— START The records —

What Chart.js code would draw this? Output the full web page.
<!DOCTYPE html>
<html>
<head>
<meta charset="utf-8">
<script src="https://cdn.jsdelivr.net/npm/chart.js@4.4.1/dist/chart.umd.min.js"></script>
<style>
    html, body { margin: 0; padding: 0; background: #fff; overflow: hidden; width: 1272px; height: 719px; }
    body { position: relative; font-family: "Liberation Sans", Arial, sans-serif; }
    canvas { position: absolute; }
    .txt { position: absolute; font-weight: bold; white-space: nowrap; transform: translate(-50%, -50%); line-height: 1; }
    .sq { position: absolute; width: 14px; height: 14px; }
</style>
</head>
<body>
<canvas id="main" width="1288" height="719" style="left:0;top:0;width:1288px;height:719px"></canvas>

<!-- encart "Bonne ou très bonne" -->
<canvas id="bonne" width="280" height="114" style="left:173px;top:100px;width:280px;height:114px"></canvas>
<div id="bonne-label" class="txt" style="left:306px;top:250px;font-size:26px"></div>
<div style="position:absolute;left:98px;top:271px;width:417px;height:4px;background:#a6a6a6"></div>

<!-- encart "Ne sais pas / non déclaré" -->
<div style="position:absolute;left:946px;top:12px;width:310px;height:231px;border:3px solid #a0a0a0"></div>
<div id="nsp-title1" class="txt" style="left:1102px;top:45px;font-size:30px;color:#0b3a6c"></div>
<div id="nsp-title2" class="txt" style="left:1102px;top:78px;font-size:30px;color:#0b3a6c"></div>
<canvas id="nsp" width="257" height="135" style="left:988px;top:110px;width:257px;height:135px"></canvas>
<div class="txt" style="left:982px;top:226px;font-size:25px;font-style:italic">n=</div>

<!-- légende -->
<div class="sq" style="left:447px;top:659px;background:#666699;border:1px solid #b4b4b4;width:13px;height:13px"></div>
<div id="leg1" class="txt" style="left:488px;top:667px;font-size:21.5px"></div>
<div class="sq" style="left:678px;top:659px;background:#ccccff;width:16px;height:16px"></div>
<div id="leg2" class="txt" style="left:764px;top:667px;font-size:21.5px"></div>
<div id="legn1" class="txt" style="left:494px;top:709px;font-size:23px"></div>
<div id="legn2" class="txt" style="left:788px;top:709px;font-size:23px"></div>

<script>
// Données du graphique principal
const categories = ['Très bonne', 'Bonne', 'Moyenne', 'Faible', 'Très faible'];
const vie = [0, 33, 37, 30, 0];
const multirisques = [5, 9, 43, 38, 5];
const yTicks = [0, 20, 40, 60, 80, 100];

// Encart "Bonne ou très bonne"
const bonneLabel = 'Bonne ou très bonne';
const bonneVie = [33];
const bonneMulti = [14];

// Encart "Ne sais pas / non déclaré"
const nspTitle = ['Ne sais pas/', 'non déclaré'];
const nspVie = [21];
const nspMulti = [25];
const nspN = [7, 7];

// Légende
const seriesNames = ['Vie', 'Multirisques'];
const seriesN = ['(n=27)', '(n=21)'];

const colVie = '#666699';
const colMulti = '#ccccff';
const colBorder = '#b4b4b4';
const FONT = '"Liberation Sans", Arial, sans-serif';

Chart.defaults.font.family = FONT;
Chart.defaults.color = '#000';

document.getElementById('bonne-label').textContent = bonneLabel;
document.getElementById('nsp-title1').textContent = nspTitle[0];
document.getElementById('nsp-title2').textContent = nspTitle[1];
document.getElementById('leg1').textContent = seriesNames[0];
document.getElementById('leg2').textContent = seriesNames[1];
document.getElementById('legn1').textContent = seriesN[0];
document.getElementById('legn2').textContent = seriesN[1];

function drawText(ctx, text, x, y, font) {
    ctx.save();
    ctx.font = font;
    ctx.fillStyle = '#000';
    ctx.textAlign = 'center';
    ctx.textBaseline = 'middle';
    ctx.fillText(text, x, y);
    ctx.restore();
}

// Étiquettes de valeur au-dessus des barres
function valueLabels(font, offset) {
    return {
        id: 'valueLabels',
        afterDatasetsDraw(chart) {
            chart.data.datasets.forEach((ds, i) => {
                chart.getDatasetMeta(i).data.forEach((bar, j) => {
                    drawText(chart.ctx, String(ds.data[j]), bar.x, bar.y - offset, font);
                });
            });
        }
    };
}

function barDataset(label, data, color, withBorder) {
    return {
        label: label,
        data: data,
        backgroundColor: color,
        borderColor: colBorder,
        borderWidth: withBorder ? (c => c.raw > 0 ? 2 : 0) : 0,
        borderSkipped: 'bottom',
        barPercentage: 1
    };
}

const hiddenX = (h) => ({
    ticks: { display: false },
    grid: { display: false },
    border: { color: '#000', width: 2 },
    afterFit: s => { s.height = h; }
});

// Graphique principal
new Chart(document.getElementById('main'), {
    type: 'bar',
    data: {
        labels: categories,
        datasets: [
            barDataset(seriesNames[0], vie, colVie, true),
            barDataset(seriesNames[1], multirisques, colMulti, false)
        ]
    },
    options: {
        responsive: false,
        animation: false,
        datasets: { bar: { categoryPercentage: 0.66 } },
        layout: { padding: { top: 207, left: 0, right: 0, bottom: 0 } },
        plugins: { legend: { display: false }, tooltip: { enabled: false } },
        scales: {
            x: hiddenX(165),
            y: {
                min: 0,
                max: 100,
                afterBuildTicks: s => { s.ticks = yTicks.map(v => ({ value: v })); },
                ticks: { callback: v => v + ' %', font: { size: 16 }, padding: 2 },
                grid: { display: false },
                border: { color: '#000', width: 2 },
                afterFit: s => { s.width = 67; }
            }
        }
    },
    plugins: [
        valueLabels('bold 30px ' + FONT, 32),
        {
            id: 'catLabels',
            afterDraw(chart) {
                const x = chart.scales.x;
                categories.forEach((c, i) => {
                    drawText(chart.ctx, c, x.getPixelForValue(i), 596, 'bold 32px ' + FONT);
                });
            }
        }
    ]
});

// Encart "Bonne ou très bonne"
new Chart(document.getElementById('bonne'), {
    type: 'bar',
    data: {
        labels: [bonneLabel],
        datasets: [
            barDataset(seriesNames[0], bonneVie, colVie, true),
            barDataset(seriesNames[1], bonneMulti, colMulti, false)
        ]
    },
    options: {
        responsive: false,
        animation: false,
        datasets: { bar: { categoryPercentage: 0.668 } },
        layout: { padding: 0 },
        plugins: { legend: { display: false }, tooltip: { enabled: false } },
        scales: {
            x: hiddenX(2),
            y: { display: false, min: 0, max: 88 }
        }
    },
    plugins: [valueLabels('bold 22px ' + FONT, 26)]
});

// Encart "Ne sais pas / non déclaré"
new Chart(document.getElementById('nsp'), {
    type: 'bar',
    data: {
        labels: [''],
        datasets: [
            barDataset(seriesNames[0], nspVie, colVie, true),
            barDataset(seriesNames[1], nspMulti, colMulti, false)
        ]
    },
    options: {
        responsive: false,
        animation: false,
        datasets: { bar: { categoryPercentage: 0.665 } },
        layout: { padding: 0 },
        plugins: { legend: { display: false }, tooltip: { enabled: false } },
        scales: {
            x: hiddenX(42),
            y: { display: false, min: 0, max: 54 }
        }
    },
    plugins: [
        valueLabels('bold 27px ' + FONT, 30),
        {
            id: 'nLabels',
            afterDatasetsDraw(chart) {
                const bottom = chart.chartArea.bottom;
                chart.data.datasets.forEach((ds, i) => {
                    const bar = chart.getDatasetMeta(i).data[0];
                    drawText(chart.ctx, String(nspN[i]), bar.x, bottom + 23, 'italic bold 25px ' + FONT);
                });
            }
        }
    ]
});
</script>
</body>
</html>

— END The records —
— START The records —

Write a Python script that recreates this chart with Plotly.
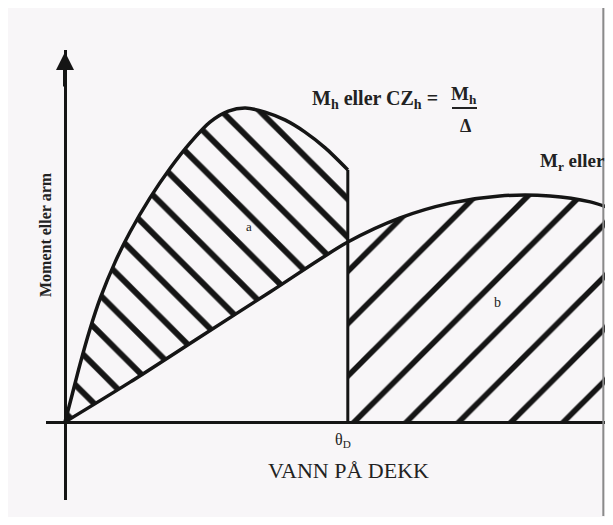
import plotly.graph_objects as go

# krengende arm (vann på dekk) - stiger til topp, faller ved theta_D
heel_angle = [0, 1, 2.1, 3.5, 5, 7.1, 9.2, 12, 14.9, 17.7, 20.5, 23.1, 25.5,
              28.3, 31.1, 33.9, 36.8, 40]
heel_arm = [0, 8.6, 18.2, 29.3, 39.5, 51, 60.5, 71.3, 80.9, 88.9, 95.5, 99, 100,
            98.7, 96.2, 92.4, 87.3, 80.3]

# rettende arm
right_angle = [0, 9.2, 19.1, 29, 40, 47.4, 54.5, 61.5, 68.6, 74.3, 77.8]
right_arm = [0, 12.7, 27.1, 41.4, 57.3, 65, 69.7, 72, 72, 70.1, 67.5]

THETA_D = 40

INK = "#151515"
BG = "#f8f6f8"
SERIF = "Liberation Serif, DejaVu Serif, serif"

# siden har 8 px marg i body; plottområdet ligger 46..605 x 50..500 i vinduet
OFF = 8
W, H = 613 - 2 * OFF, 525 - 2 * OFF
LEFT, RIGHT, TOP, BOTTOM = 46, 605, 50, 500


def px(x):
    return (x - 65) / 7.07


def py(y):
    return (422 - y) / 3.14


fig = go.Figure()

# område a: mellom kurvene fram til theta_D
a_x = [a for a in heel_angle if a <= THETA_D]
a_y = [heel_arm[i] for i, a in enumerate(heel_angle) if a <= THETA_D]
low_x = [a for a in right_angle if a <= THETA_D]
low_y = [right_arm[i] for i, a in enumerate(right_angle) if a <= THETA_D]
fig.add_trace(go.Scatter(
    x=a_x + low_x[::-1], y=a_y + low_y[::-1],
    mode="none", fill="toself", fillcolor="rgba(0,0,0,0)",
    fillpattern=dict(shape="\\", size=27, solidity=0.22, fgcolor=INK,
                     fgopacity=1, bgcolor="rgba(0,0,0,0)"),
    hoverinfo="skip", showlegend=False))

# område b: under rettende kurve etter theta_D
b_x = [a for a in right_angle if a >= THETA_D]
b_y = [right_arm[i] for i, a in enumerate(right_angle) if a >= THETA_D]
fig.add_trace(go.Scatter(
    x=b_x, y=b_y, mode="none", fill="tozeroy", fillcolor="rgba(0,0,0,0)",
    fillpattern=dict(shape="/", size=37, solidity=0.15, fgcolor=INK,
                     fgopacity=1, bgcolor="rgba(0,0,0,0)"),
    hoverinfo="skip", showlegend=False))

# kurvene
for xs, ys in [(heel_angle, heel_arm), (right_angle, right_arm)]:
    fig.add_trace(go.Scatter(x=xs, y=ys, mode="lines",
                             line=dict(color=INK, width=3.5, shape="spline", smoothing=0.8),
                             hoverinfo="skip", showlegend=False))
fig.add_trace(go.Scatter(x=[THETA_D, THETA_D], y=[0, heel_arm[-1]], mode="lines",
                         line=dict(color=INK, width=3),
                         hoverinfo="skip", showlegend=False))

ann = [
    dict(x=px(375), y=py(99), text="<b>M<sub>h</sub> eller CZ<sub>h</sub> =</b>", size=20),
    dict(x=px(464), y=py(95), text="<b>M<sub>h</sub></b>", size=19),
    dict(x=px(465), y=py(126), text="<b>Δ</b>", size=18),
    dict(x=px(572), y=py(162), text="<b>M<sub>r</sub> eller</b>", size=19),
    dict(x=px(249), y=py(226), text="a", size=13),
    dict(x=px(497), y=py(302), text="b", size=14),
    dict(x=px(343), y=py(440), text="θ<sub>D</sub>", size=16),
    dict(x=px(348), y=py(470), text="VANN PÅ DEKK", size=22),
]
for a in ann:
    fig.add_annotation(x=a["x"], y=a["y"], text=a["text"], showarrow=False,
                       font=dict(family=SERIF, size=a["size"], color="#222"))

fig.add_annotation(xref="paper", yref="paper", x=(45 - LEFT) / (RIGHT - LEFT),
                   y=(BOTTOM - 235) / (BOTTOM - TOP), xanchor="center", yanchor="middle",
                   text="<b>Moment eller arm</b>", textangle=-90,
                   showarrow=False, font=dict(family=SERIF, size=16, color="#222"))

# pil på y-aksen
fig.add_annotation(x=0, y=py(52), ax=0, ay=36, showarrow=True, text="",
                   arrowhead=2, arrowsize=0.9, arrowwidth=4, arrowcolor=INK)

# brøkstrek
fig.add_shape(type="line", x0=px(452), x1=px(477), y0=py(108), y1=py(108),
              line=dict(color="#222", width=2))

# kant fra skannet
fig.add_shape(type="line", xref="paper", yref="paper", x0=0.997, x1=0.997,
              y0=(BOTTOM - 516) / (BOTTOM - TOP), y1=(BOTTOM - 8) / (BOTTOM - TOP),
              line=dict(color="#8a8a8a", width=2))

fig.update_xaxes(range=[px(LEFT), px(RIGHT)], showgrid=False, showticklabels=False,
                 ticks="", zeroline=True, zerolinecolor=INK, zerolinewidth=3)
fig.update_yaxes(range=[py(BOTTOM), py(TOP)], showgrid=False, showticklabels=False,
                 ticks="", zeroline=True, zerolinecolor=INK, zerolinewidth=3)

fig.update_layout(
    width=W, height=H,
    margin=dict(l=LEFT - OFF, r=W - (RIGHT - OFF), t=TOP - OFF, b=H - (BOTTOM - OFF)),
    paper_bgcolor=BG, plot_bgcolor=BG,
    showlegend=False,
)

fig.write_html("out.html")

— END The records —

» The exercise
Report every line in the data above in which the word "this" appears.

» Output below
What Chart.js code would draw this? Output the full web page.
Write a Python script that recreates this chart with Plotly.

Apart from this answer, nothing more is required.